Look through the data below and output, unchanged, every line from the one holding "Output the web" through the one holding "const pairs = arr", inclusive. Skip the pictures.

(Plotting code records)
★ ★ ★ ★

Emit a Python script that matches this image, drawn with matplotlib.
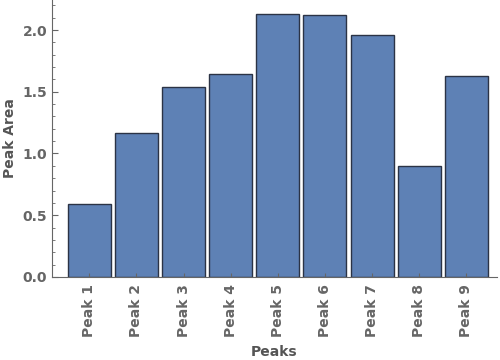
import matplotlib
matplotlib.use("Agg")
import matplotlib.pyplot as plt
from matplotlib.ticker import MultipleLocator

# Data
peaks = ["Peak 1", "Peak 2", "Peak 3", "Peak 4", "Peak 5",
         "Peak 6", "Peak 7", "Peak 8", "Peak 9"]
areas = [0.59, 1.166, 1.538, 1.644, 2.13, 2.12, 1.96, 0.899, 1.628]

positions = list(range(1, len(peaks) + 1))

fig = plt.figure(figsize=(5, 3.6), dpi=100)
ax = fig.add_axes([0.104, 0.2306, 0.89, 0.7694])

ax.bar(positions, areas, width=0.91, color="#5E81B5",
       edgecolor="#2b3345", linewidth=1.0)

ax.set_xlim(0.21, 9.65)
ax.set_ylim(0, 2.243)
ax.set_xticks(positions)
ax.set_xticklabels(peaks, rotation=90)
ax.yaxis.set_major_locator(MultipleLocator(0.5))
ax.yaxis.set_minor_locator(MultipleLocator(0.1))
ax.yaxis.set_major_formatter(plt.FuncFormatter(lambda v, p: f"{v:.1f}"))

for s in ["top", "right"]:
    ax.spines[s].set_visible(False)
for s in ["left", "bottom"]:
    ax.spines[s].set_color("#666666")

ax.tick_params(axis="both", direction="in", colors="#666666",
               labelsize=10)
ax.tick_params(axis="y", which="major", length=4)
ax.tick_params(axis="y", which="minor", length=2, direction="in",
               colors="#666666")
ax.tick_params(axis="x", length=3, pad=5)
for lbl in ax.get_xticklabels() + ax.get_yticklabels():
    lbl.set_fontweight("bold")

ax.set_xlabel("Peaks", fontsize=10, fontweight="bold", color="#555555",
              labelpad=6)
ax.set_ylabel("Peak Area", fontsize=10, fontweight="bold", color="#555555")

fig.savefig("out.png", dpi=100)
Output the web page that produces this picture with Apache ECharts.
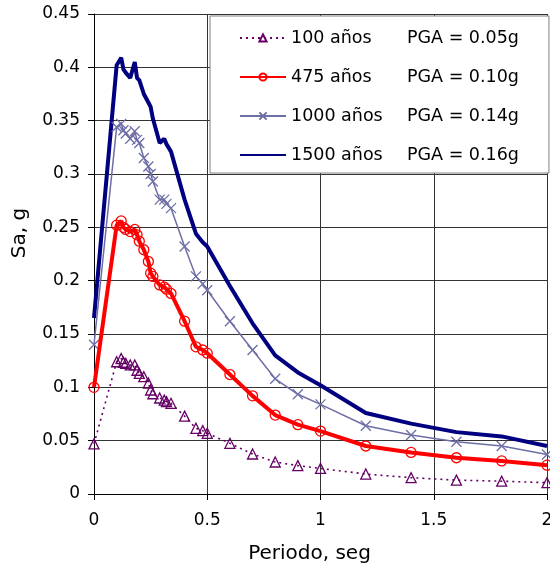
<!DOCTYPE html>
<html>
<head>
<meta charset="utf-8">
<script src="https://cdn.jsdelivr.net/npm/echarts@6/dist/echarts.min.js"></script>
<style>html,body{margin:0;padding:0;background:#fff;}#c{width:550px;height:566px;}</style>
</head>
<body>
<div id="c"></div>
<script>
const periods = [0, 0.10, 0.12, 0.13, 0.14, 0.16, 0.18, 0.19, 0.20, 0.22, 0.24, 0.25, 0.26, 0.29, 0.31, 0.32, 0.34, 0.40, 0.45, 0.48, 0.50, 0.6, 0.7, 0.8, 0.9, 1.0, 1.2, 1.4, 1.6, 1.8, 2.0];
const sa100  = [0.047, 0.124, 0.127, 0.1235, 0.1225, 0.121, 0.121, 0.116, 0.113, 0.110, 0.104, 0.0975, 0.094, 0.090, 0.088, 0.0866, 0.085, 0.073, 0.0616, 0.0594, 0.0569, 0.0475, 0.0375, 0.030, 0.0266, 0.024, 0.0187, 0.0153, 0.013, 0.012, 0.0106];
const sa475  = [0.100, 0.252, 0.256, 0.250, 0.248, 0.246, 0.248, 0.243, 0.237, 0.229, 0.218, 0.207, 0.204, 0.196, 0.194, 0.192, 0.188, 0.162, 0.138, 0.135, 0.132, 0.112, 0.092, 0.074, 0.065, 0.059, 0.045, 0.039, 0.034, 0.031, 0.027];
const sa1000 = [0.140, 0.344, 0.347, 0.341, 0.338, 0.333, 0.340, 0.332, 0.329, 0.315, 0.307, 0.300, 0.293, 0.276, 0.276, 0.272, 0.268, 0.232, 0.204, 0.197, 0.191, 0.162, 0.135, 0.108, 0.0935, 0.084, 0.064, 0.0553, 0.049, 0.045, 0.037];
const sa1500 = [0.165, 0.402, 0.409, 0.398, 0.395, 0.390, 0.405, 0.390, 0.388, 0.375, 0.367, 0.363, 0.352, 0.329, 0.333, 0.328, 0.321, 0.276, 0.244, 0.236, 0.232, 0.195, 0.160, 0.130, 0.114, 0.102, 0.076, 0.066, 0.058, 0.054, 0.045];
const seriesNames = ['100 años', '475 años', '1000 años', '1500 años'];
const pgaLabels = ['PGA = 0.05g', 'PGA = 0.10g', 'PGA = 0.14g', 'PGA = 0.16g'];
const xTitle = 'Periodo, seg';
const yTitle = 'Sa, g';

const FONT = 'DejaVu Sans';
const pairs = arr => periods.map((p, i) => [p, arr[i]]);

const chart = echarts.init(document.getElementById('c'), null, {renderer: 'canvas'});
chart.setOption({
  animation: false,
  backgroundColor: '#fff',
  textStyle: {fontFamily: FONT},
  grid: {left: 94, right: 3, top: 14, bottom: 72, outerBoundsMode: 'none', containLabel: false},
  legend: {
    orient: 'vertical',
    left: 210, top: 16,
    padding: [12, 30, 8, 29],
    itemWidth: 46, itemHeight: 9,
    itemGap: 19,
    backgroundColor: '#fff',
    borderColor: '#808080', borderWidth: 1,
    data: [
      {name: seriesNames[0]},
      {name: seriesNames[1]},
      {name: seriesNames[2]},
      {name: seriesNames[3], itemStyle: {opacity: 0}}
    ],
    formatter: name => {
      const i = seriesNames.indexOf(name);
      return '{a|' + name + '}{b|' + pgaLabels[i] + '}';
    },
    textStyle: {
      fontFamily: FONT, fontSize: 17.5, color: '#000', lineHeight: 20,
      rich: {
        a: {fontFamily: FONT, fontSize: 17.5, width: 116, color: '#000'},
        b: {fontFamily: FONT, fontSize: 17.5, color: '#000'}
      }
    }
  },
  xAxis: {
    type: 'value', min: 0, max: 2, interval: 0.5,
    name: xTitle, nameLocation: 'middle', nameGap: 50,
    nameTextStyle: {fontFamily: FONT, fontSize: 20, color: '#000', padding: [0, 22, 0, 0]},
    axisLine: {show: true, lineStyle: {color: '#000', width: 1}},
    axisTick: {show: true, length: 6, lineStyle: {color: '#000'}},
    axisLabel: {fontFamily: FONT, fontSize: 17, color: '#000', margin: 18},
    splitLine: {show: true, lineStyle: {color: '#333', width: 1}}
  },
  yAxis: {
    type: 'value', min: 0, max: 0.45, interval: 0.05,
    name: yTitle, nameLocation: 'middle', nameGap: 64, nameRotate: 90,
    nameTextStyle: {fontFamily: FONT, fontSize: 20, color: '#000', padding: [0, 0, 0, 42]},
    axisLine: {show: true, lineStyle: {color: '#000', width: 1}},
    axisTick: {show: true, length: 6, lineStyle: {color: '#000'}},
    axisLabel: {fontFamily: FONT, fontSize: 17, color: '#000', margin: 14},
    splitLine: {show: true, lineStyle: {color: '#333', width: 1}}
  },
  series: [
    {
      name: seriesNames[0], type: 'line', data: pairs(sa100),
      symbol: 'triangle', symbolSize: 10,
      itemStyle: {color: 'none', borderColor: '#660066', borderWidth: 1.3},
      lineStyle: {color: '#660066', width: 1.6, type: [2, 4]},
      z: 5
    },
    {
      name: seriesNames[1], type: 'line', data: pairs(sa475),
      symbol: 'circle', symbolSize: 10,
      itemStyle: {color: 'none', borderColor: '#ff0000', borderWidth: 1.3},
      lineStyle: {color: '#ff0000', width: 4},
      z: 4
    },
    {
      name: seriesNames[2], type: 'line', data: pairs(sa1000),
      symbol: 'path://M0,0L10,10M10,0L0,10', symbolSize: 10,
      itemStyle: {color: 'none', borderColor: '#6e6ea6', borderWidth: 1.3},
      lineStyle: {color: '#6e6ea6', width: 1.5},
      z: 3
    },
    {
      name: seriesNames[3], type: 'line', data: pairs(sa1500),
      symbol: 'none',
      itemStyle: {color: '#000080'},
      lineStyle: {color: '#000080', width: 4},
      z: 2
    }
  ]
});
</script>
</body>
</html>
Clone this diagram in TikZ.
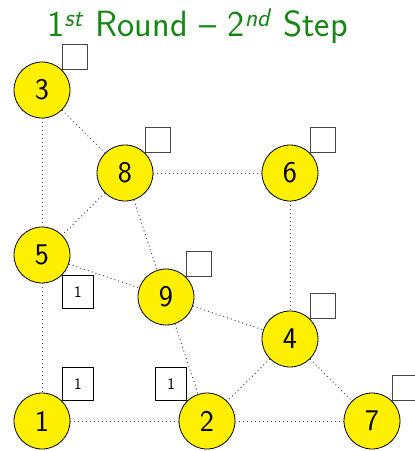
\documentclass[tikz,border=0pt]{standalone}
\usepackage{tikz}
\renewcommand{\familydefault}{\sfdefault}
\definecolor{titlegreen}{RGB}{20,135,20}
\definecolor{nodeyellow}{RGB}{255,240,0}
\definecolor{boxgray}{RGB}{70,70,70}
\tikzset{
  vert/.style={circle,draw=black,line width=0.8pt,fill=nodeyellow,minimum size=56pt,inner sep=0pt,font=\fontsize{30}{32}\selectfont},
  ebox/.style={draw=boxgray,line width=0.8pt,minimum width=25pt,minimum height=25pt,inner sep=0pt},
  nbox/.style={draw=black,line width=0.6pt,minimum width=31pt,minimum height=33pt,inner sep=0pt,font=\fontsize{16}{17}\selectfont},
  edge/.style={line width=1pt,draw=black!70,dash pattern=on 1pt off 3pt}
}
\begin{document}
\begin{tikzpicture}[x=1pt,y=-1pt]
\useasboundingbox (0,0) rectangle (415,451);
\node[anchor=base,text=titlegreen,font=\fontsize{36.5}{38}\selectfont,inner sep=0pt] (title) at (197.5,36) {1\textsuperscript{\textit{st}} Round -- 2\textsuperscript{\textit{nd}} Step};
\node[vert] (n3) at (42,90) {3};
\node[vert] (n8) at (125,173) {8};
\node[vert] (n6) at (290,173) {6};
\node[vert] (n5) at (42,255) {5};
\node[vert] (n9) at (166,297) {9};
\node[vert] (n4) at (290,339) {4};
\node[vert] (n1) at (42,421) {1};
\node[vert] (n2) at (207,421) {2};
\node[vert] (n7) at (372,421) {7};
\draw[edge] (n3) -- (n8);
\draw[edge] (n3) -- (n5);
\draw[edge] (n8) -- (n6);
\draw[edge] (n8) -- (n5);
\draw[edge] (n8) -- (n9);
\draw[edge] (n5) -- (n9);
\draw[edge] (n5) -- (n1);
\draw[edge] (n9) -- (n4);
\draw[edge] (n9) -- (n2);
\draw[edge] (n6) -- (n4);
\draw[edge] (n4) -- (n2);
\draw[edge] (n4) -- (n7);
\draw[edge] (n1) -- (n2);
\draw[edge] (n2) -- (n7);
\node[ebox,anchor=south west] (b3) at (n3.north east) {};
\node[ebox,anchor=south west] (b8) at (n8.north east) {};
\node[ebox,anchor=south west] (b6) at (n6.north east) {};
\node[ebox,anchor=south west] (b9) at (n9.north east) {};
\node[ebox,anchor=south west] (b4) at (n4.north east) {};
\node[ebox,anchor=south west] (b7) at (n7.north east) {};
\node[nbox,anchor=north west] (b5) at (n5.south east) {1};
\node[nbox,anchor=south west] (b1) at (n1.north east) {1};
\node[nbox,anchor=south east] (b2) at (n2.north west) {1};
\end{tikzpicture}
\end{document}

★ ★ ★ ★

◆ Task response ◆
Output the web page that produces this picture with Apache ECharts.
<!DOCTYPE html>
<html>
<head>
<meta charset="utf-8">
<script src="https://cdn.jsdelivr.net/npm/echarts@6/dist/echarts.min.js"></script>
<style>html,body{margin:0;padding:0;background:#fff;}#c{width:550px;height:566px;}</style>
</head>
<body>
<div id="c"></div>
<script>
const periods = [0, 0.10, 0.12, 0.13, 0.14, 0.16, 0.18, 0.19, 0.20, 0.22, 0.24, 0.25, 0.26, 0.29, 0.31, 0.32, 0.34, 0.40, 0.45, 0.48, 0.50, 0.6, 0.7, 0.8, 0.9, 1.0, 1.2, 1.4, 1.6, 1.8, 2.0];
const sa100  = [0.047, 0.124, 0.127, 0.1235, 0.1225, 0.121, 0.121, 0.116, 0.113, 0.110, 0.104, 0.0975, 0.094, 0.090, 0.088, 0.0866, 0.085, 0.073, 0.0616, 0.0594, 0.0569, 0.0475, 0.0375, 0.030, 0.0266, 0.024, 0.0187, 0.0153, 0.013, 0.012, 0.0106];
const sa475  = [0.100, 0.252, 0.256, 0.250, 0.248, 0.246, 0.248, 0.243, 0.237, 0.229, 0.218, 0.207, 0.204, 0.196, 0.194, 0.192, 0.188, 0.162, 0.138, 0.135, 0.132, 0.112, 0.092, 0.074, 0.065, 0.059, 0.045, 0.039, 0.034, 0.031, 0.027];
const sa1000 = [0.140, 0.344, 0.347, 0.341, 0.338, 0.333, 0.340, 0.332, 0.329, 0.315, 0.307, 0.300, 0.293, 0.276, 0.276, 0.272, 0.268, 0.232, 0.204, 0.197, 0.191, 0.162, 0.135, 0.108, 0.0935, 0.084, 0.064, 0.0553, 0.049, 0.045, 0.037];
const sa1500 = [0.165, 0.402, 0.409, 0.398, 0.395, 0.390, 0.405, 0.390, 0.388, 0.375, 0.367, 0.363, 0.352, 0.329, 0.333, 0.328, 0.321, 0.276, 0.244, 0.236, 0.232, 0.195, 0.160, 0.130, 0.114, 0.102, 0.076, 0.066, 0.058, 0.054, 0.045];
const seriesNames = ['100 años', '475 años', '1000 años', '1500 años'];
const pgaLabels = ['PGA = 0.05g', 'PGA = 0.10g', 'PGA = 0.14g', 'PGA = 0.16g'];
const xTitle = 'Periodo, seg';
const yTitle = 'Sa, g';

const FONT = 'DejaVu Sans';
const pairs = arr => periods.map((p, i) => [p, arr[i]]);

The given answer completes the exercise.